Frida smiled insincerely at the lie, revealing new gold caps on her incisors. It seemed she might have been drinking, even at this early hour.
“What I need is to castrate the son of a bitch and be done with it.” She made some menacing snips at the air with her scissors, startling the black cat that had been disguised in the nest of hair. It stood and arched its back.
It seemed pointless to mention she has also been having affairs, in New York and Paris. At least, such things were much discussed in the press. A handsome Hungarian photographer. “Sorry, Frida. But with Diego and women it’s nothing new, right?”
“Is this the kind of mierda you walked over here to tell me? I’ve been miserable for a long time already, so I should be used to it now? Thank you, my friend.”
“Sorry.” The cat slunk away into the laurel bushes.
“Sóli, you’ll never guess: now I have fungus on my hands. A new ailment! One thousand operations, plaster corsets, medicines that taste like piss, collapsed organs, and there’s still something new that can go wrong with me. Maybe I could be a little miserable about this?” She held up her hands, mottled pink, raw and dreadful.
“All right. If you need permission.”
Even in her disconsolate state she looked like a peacock, perfectly dressed in a green silk skirt and enough jewelry to sink a boat. Even drowning, Frida would cling to vanity. “Don’t forget Paris and New York, Frida. They loved your show. Yesterday Van showed me a fashion magazine with you on the cover.”
“The opinion of me in Paris and New York, if you want to know, was the same as for a talking pony. Imagine it, a Mexican girl who dresses funny and curses like a soldier! Every day was, what do you call it? A bowl of fish.”
Translating Frida is no easy trick. “A kettle of fish? That means you’re in bad trouble. Or else a goldfish bowl, which means people are looking at you all the time.”
“Both. I was in a kettle of goldfish. People pointed on the street.”
“Because you’re famous. People saw your paintings.”
“Listen, don’t ever become famous. It’s killing. You should see what they wrote in the papers, those reviewers. They hardly bothered to look at the paintings, they only wanted to write about the painter herself. ‘She should be making nice pictures of nature instead of these nightmares. And always herself—she’s not even that good looking!’”

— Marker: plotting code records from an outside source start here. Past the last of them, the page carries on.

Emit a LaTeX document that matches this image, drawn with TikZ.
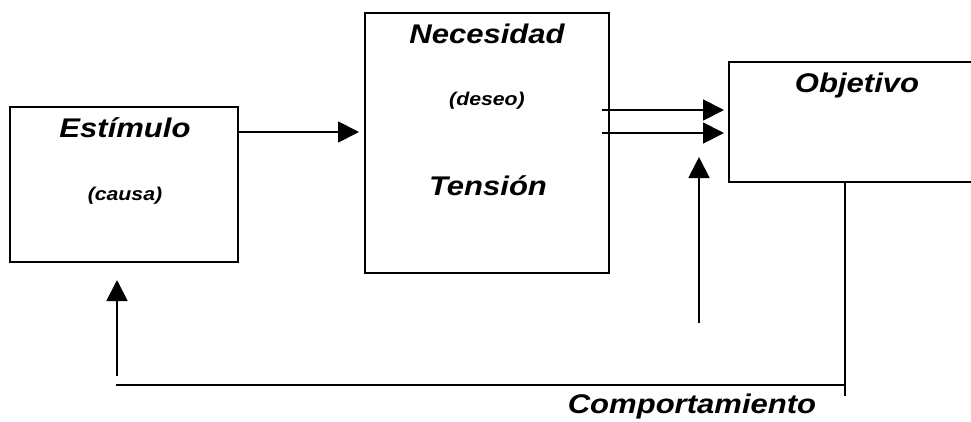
\documentclass[tikz,border=0pt]{standalone}
\usepackage{fontspec}
\setmainfont{Liberation Sans}
\newfontfamily\lab[FakeStretch=1.15]{Liberation Sans}
\usetikzlibrary{arrows.meta}
\begin{document}
\begin{tikzpicture}[x=1pt,y=-1pt,
  box/.style={draw, line width=1.6pt, minimum width=#1, inner sep=0pt},
  big/.style={font=\lab\bfseries\itshape\fontsize{27}{30}\selectfont, inner sep=0pt, anchor=base},
  small/.style={font=\lab\bfseries\itshape\fontsize{18.5}{22}\selectfont, inner sep=0pt, anchor=base},
  arr/.style={line width=1.8pt, -{Triangle[length=21pt,width=21pt]}},
  ln/.style={line width=1.8pt}]
\useasboundingbox (0,0) rectangle (971,421);
\clip (0,0) rectangle (971,421);
% boxes
\node[box=228pt, minimum height=155pt] (est) at (124,184.5) {};
\node[box=244pt, minimum height=260pt] (nec) at (487,143) {};
\node[box=256pt, minimum height=120pt] (obj) at (857,122) {};
% texts
\node[big] (testim) at (125,137) {Estímulo};
\node[small] (tcausa) at (125,200) {(causa)};
\node[big] (tnec) at (487,43) {Necesidad};
\node[small] (tdeseo) at (487,105) {(deseo)};
\node[big] (tten) at (488,195) {Tensión};
\node[big] (tobj) at (857,92) {Objetivo};
\node[big] (tcomp) at (692,413) {Comportamiento};
% coordinates
\coordinate (a1s) at (238,132);
\coordinate (a1e) at (359,132);
\coordinate (a2s) at (602,110);
\coordinate (a2e) at (724,110);
\coordinate (a3s) at (602,133);
\coordinate (a3e) at (724,133);
\coordinate (upS) at (699,323);
\coordinate (upE) at (699,157);
\coordinate (fbTop) at (845,182);
\coordinate (fbBot) at (845,396);
\coordinate (fbR) at (845,385);
\coordinate (fbL) at (116,385);
\coordinate (luS) at (117,376);
\coordinate (luE) at (117,280);
% connectors
\draw[arr] (a1s) -- (a1e);
\draw[arr] (a2s) -- (a2e);
\draw[arr] (a3s) -- (a3e);
\draw[arr] (upS) -- (upE);
\draw[ln] (fbTop) -- (fbBot);
\draw[ln] (fbR) -- (fbL);
\draw[arr] (luS) -- (luE);
\end{tikzpicture}
\end{document}
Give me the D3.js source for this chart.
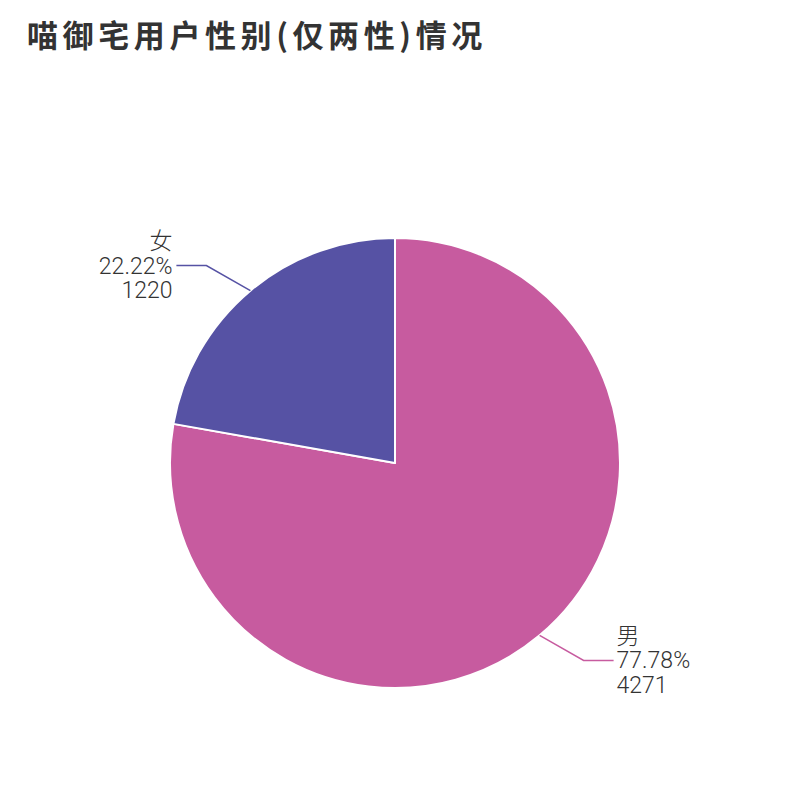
<!DOCTYPE html>
<html>
<head>
<meta charset="utf-8">
<script src="https://cdn.jsdelivr.net/npm/d3@7"></script>
<style>
  body { margin: 0; background: #fff; }
  text { font-family: "Noto Sans CJK SC", "Noto Sans", sans-serif; }
  .lbl { font-family: Roboto, "Noto Sans CJK SC", sans-serif; font-weight: 300; }
</style>
</head>
<body>
<svg id="chart" width="800" height="800"></svg>
<script>
const categories = ["男", "女"];
const counts = [4271, 1220];
const colors = ["#c75b9f", "#5652a4"];

const svg = d3.select("#chart");
const cx = 395, cy = 463, radius = 225;

svg.append("text")
  .attr("x", 27).attr("y", 47)
  .attr("font-size", 31).attr("font-weight", "bold")
  .attr("letter-spacing", 4.6)
  .attr("fill", "#333")
  .text("喵御宅用户性别(仅两性)情况");

const data = categories.map((c, i) => ({ name: c, value: counts[i] }));
const total = d3.sum(counts);

const pie = d3.pie().sort(null).value(d => d.value);
const arc = d3.arc().innerRadius(0).outerRadius(radius);
const arcs = pie(data);

const g = svg.append("g").attr("transform", `translate(${cx},${cy})`);

g.selectAll("path.slice")
  .data(arcs)
  .enter().append("path")
  .attr("class", "slice")
  .attr("d", arc)
  .attr("fill", (d, i) => colors[i])
  .attr("stroke", "#fff")
  .attr("stroke-width", 2)
  .attr("stroke-linejoin", "round");

// leader lines + labels
arcs.forEach((d, i) => {
  const mid = (d.startAngle + d.endAngle) / 2;
  const sx = Math.sin(mid), sy = -Math.cos(mid);
  const p0 = [sx * radius, sy * radius];
  const p1 = [p0[0] + Math.sign(sx) * 44, p0[1] + Math.sign(sy) * 25];
  const right = sx > 0;
  const p2 = [p1[0] + (right ? 30 : -30), p1[1]];
  g.append("polyline")
    .attr("points", [p0, p1, p2].map(p => p.join(",")).join(" "))
    .attr("fill", "none")
    .attr("stroke", colors[i])
    .attr("stroke-width", 1.5);
  const tx = p2[0] + (right ? 3 : -4);
  const pct = (d.data.value / total * 100).toFixed(2) + "%";
  const lines = [d.data.name, pct, String(d.data.value)];
  const t = g.append("text")
    .attr("class", "lbl")
    .attr("x", tx)
    .attr("text-anchor", right ? "start" : "end")
    .attr("font-size", 23)
    .attr("fill", "#333");
  lines.forEach((s, k) => {
    t.append("tspan")
      .attr("x", tx)
      .attr("y", p2[1] + (k - 1) * 24.5)
      .attr("dy", "0.35em")
      .text(s);
  });
});
</script>
</body>
</html>
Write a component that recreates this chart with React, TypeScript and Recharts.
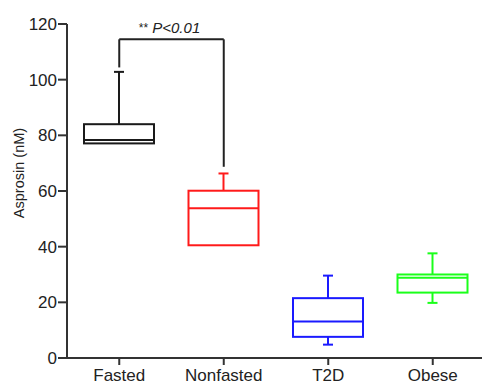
import { ComposedChart, Bar, XAxis, YAxis, ReferenceLine } from "recharts"

const groups = ["Fasted", "Nonfasted", "T2D", "Obese"]
const mins = [77.1, 40.5, 4.8, 19.8]
const q1s = [77.1, 40.5, 7.6, 23.5]
const medians = [78.3, 53.8, 13.1, 28.8]
const q3s = [84.0, 60.1, 21.5, 30.0]
const maxs = [102.8, 66.3, 29.6, 37.6]
const colors = ["#1a1a1a", "#ff1a1a", "#1a1aff", "#1aff1a"]
const yTicks = [0, 20, 40, 60, 80, 100, 120]

// significance bracket between Fasted and Nonfasted
const bracketTop = 114.5
const bracketLeftEnd = 104.4
const bracketRightEnd = 68.7
const sigStars = "**"
const sigText = "P<0.01"

const FONT = "'Liberation Sans', Arial, sans-serif"
const AXIS = "#333"

const data = groups.map((g, i) => ({
  name: g,
  min: mins[i],
  q1: q1s[i],
  median: medians[i],
  q3: q3s[i],
  max: maxs[i],
  color: colors[i],
  range: [mins[i], maxs[i]],
}))

function BoxShape(props: any) {
  const { x, y, width, height, payload } = props
  const top = Math.min(y, y + height)
  const h = Math.abs(height)
  const k = h / (payload.max - payload.min)
  const py = (v: number) => top + (payload.max - v) * k
  const cx = x + width / 2
  const cap = 5
  const c = payload.color
  return (
    <g stroke={c} strokeWidth={2} fill="none">
      <line x1={cx} x2={cx} y1={py(payload.max)} y2={py(payload.q3)} />
      <line x1={cx - cap} x2={cx + cap} y1={py(payload.max)} y2={py(payload.max)} />
      {payload.min < payload.q1 && (
        <>
          <line x1={cx} x2={cx} y1={py(payload.q1)} y2={py(payload.min)} />
          <line x1={cx - cap} x2={cx + cap} y1={py(payload.min)} y2={py(payload.min)} />
        </>
      )}
      <rect x={x} y={py(payload.q3)} width={width} height={py(payload.q1) - py(payload.q3)} />
      <line x1={x} x2={x + width} y1={py(payload.median)} y2={py(payload.median)} />
    </g>
  )
}

function SigLabel(props: any) {
  const vb = props.viewBox || {}
  const x1 = vb.x1 ?? vb.x
  const x2 = vb.x2 ?? vb.x + (vb.width || 0)
  const yy = vb.y1 ?? vb.y
  return (
    <text x={(x1 + x2) / 2 - 2} y={yy - 6} textAnchor="middle" fontFamily={FONT} fontSize={15} fill="#222">
      <tspan fontSize={12} dy={-1}>{sigStars}</tspan>
      <tspan dy={1}> </tspan>
      <tspan fontStyle="italic">{sigText}</tspan>
    </text>
  )
}

function YLabel(props: any) {
  const vb = props.viewBox || { x: 0, y: 24, width: 67, height: 334 }
  const cy = vb.y + vb.height / 2 - 18
  const bx = 23.5
  return (
    <text x={bx} y={cy} transform={`rotate(-90 ${bx} ${cy})`} textAnchor="middle" fontFamily={FONT} fontSize={14.5} fill="#222">
      Asprosin (nM)
    </text>
  )
}

export default function App() {
  return (
    <div style={{ position: "absolute", left: 0, top: 0, width: 482, height: 384, overflow: "hidden", background: "#fff" }}>
      <ComposedChart width={485} height={384} data={data} margin={{ top: 24, right: 0, bottom: 0, left: 0 }}>
        <XAxis
          dataKey="name"
          height={26}
          tickSize={7}
          tickMargin={4}
          interval={0}
          axisLine={{ stroke: AXIS, strokeWidth: 2 }}
          tickLine={{ stroke: AXIS, strokeWidth: 2 }}
          tick={{ fontSize: 17, fontFamily: FONT, fill: "#222" }}
        />
        <YAxis
          width={67}
          domain={[0, 120]}
          ticks={yTicks}
          interval={0}
          tickSize={9}
          tickMargin={1}
          axisLine={{ stroke: AXIS, strokeWidth: 2 }}
          tickLine={{ stroke: AXIS, strokeWidth: 2 }}
          tick={{ fontSize: 17, fontFamily: FONT, fill: "#222" }}
          label={<YLabel />}
        />
        <Bar dataKey="range" barSize={70} shape={<BoxShape />} isAnimationActive={false} />
        <ReferenceLine
          segment={[{ x: "Fasted", y: bracketLeftEnd }, { x: "Fasted", y: bracketTop }]}
          stroke="#222"
          strokeWidth={2}
        />
        <ReferenceLine
          segment={[{ x: "Nonfasted", y: bracketRightEnd }, { x: "Nonfasted", y: bracketTop }]}
          stroke="#222"
          strokeWidth={2}
        />
        <ReferenceLine
          segment={[{ x: "Fasted", y: bracketTop }, { x: "Nonfasted", y: bracketTop }]}
          stroke="#222"
          strokeWidth={2}
          label={<SigLabel />}
        />
      </ComposedChart>
    </div>
  )
}
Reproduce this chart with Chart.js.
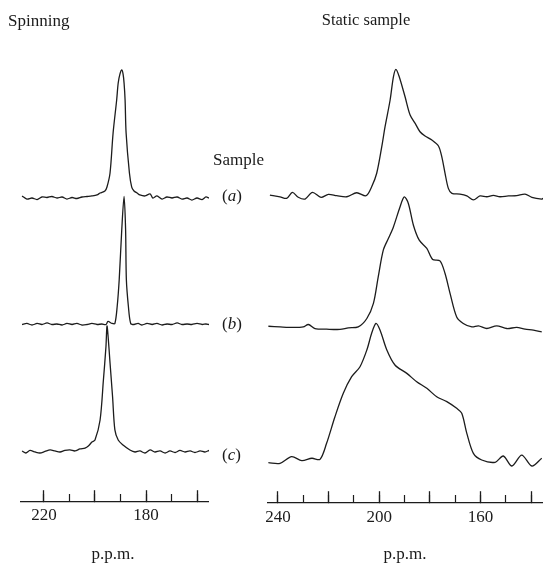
<!DOCTYPE html>
<html><head><meta charset="utf-8">
<script src="https://cdn.jsdelivr.net/npm/chart.js@4.4.1/dist/chart.umd.min.js"></script>
<style>
html,body{margin:0;padding:0;background:#fff;}
#wrap{position:relative;width:543px;height:567px;overflow:hidden;font-family:"Liberation Serif","Times New Roman",serif;color:#1a1a1a;background:#fff;}
canvas{position:absolute;top:0;}
.t{position:absolute;font-size:17px;white-space:nowrap;line-height:1;}
.c{transform:translateX(-50%);}
</style></head><body>
<div id="wrap">
<canvas id="left" width="189" height="567" style="left:20px"></canvas>
<canvas id="right" width="287" height="567" style="left:256px"></canvas>
<div class="t" style="left:8px;top:12px">Spinning</div>
<div class="t c" style="left:366px;top:12px;font-size:16.5px">Static sample</div>
<div class="t" style="left:213px;top:151px">Sample</div>
<div class="t" style="left:222px;top:187px">(<i>a</i>)</div>
<div class="t" style="left:222px;top:315px">(<i>b</i>)</div>
<div class="t" style="left:222px;top:446px">(<i>c</i>)</div>
<div class="t c" style="left:113px;top:545px">p.p.m.</div>
<div class="t c" style="left:405px;top:545px">p.p.m.</div>
</div>
<script>
// ---- data: [chemical shift (p.p.m.), relative intensity] ----
const spinningA = [[228.6,0.8],[226.7,-1.6],[224.7,-0.8],[222.7,-2.0],[220.8,0],[218.8,-0.4],[216.9,0.4],[214.9,-0.8],[212.9,0],[211.0,-1.6],[209.0,-0.4],[207.1,-1.2],[205.1,0],[203.1,0.4],[201.2,0.8],[199.2,1.6],[198.0,3.1],[196.1,4.7],[195.3,7.8],[194.1,18.8],[192.9,50.2],[191.5,76.1],[190.9,89.4],[190.2,96.5],[189.5,99.6],[189.0,96.5],[188.6,89.4],[188.2,76.1],[187.8,50.2],[186.5,18.8],[185.6,7.8],[184.7,4.7],[183.5,3.1],[182.4,1.6],[180.4,0.8],[178.4,2.4],[177.3,-0.8],[175.7,0.8],[173.7,-1.6],[171.8,0],[169.8,-0.8],[167.8,0],[165.9,-1.6],[163.9,-0.8],[162.0,-2.4],[160.0,-0.8],[158.0,-2.0],[156.5,0],[155.3,-0.8]];
const spinningB = [[228.6,0],[226.7,0.8],[224.7,-0.4],[222.7,0.8],[220.8,0],[218.8,1.2],[216.9,0],[214.9,0.4],[212.9,-0.4],[211.0,0.8],[209.0,0],[207.1,0.8],[205.1,-0.4],[203.1,0],[201.2,0.8],[199.2,0],[197.3,0.4],[195.7,0],[194.9,2.4],[193.3,0.8],[192.2,0.8],[191.3,14.1],[190.5,35.3],[189.5,74.5],[188.6,100.4],[188.0,74.5],[187.7,35.3],[186.9,14.1],[186.0,0.8],[184.7,0],[183.1,0.8],[181.6,-0.4],[179.6,0.8],[177.6,0],[175.7,0.8],[173.7,-0.4],[171.8,0.4],[169.8,0],[167.8,1.2],[165.9,0],[163.9,0.4],[162.0,0],[160.0,0.8],[158.0,0],[156.5,0.4],[155.3,0]];
const spinningC = [[228.6,0.8],[227.1,-0.8],[225.5,1.2],[223.5,0],[221.6,-0.8],[219.6,0.4],[217.6,1.6],[215.7,0.8],[213.7,0],[211.8,1.2],[209.8,1.6],[207.8,0.8],[205.9,2.4],[203.9,3.1],[202.6,4.7],[201.2,7.8],[200.0,9.4],[198.0,25.1],[196.7,56.5],[195.7,82.6],[195.3,98.8],[194.9,91.8],[194.1,69.8],[193.1,43.1],[192.2,17.3],[190.9,9.4],[189.0,5.5],[186.3,1.6],[184.3,0],[182.4,0.8],[180.4,-0.8],[178.4,1.6],[176.5,0],[174.5,0.8],[172.5,-0.8],[170.6,0.8],[168.6,-0.4],[166.7,1.2],[164.7,0],[162.7,0.8],[160.8,-0.4],[158.8,0.8],[156.9,0],[155.3,1.2]];
const staticA = [[243.2,0],[239.2,-1.3],[236.6,-2.5],[234.3,2.0],[232.0,-1.7],[229.3,-3.0],[226.4,2.0],[223.0,-1.7],[220.1,0.5],[216.8,-0.5],[212.8,-1.3],[208.9,1.7],[205.2,-0.5],[203.0,6.2],[201.0,16.3],[199.0,36.2],[197.7,51.2],[195.7,71.2],[194.4,88.6],[193.4,94.2],[192.1,88.6],[189.8,73.6],[187.8,59.9],[185.8,53.7],[183.9,47.4],[181.9,44.2],[179.2,41.2],[176.6,36.7],[175.3,28.7],[174.0,16.3],[172.7,5.0],[171.3,1.3],[168.1,0.7],[165.4,-0.7],[162.8,-3.7],[160.2,-0.7],[157.5,-1.3],[154.9,-0.2],[152.3,-1.3],[149.0,-0.7],[145.7,-0.5],[142.4,0.7],[139.7,-1.7],[135.8,-3.0],[135.3,-2.5]];
const staticB = [[243.8,0.7],[239.2,0.2],[234.0,-0.2],[230.0,0.2],[228.0,2.0],[225.4,-1.0],[220.8,-1.5],[215.5,-1.7],[212.2,-0.5],[208.3,0.2],[204.9,6.5],[202.3,17.8],[200.4,37.7],[198.4,57.7],[196.4,66.4],[194.4,75.1],[191.8,90.1],[190.1,97.6],[188.5,92.7],[186.5,76.4],[184.2,65.2],[181.2,59.0],[178.9,50.7],[176.0,49.7],[174.0,40.2],[172.0,25.2],[169.4,7.7],[166.8,2.8],[163.4,0.2],[160.8,1.0],[157.5,-1.0],[153.6,1.0],[149.6,-1.0],[145.7,-0.2],[142.4,-1.5],[139.1,-2.2],[135.8,-3.5]];
const staticC = [[243.8,-0.5],[239.2,-1.0],[234.6,4.0],[230.6,1.0],[226.6,2.8],[223.4,2.0],[220.8,14.0],[217.5,33.9],[214.2,51.5],[210.9,63.9],[207.6,71.4],[204.9,83.9],[203.0,96.4],[201.3,103.9],[199.7,98.9],[197.0,83.9],[193.8,72.7],[189.1,66.4],[185.2,60.1],[181.2,55.2],[177.3,48.9],[173.3,45.2],[169.4,40.2],[167.4,36.5],[165.4,21.5],[162.8,6.5],[159.5,1.5],[154.2,-0.2],[151.0,4.5],[147.6,-3.0],[143.7,5.2],[139.7,-3.0],[135.8,2.8]];
// vertical stacking offsets for traces (a), (b), (c)
const spinningOffsets = [200, 100, 0];
const staticOffsets = [200, 101, 0];
// labelled tick values
const spinningTickLabels = [220, 180];
const staticTickLabels = [240, 200, 160];
const spinningRange = [155.3, 229.4];
const staticRange = [135.3, 243.95];

const INK = '#1c1c1c';
const FONT = {family: "'Liberation Serif','Times New Roman',serif", size: 17};

function ds(points, off) {
  return {
    data: points.map(([p, v]) => ({x: p, y: v + off})),
    borderColor: INK, borderWidth: 1.3, pointRadius: 0, tension: 0.3, fill: false
  };
}
function zeroPad(s) { s.paddingLeft = 0; s.paddingRight = 0; s.paddingTop = 0; s.paddingBottom = 0; }

function makeChart(id, series, offsets, range, yRange, axisY, labels, padding, leftPad) {
  new Chart(document.getElementById(id), {
    type: 'line',
    data: {datasets: series.map((s, i) => ds(s, offsets[i]))},
    options: {
      responsive: false, animation: false, events: [],
      layout: {padding: {left: leftPad, right: 0, top: 0, bottom: 0}},
      plugins: {legend: {display: false}, tooltip: {enabled: false}},
      scales: {
        x: {
          type: 'linear', reverse: true, min: range[0], max: range[1],
          position: {y: axisY},
          afterFit: zeroPad,
          border: {display: true, color: INK, width: 1.2},
          grid: {display: true, drawOnChartArea: false, drawTicks: true, tickLength: -12, color: INK, tickWidth: 1.3},
          ticks: {stepSize: 20, autoSkip: false, maxRotation: 0, includeBounds: false, padding: padding,
            color: INK, font: FONT,
            callback: (v) => labels.includes(v) ? String(v) : ''}
        },
        xMinor: {
          type: 'linear', reverse: true, min: range[0], max: range[1],
          position: {y: axisY},
          afterFit: zeroPad,
          border: {display: false},
          grid: {display: true, drawOnChartArea: false, drawTicks: true, tickLength: -7, color: INK, tickWidth: 1.2},
          ticks: {stepSize: 10, autoSkip: false, includeBounds: false, display: false}
        },
        y: {display: false, min: yRange[0], max: yRange[1]}
      }
    }
  });
}

makeChart('left', [spinningA, spinningB, spinningC], spinningOffsets, spinningRange, [-90.2, 354.5], -38.8, spinningTickLabels, 16, 0);
makeChart('right', [staticA, staticB, staticC], staticOffsets, staticRange, [-78.65, 346.1], -30.3, staticTickLabels, 17, 12);
</script>
</body></html>
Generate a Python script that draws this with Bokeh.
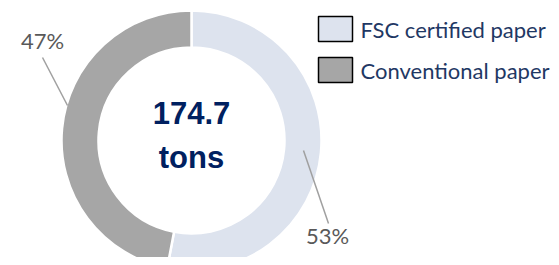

“We saw the reviews. A lot of them were good. Diego says Picasso and Kandinsky think you’re a bigger talent than both of them combined.”
“Okay, but that cockroach André Breton didn’t bother to pick up my paintings from the customs house until I got there and screamed at him. And it’s true what I’m telling you about the reviews. They write what they think you should be painting.”
That courtyard seemed more than ever like a fairy-tale house, with tree leaves for its ceiling and an ivy-covered floor. White calla lilies rose up through the ivy carpet, all of them bending their hooded heads toward Frida, like charmed cobras.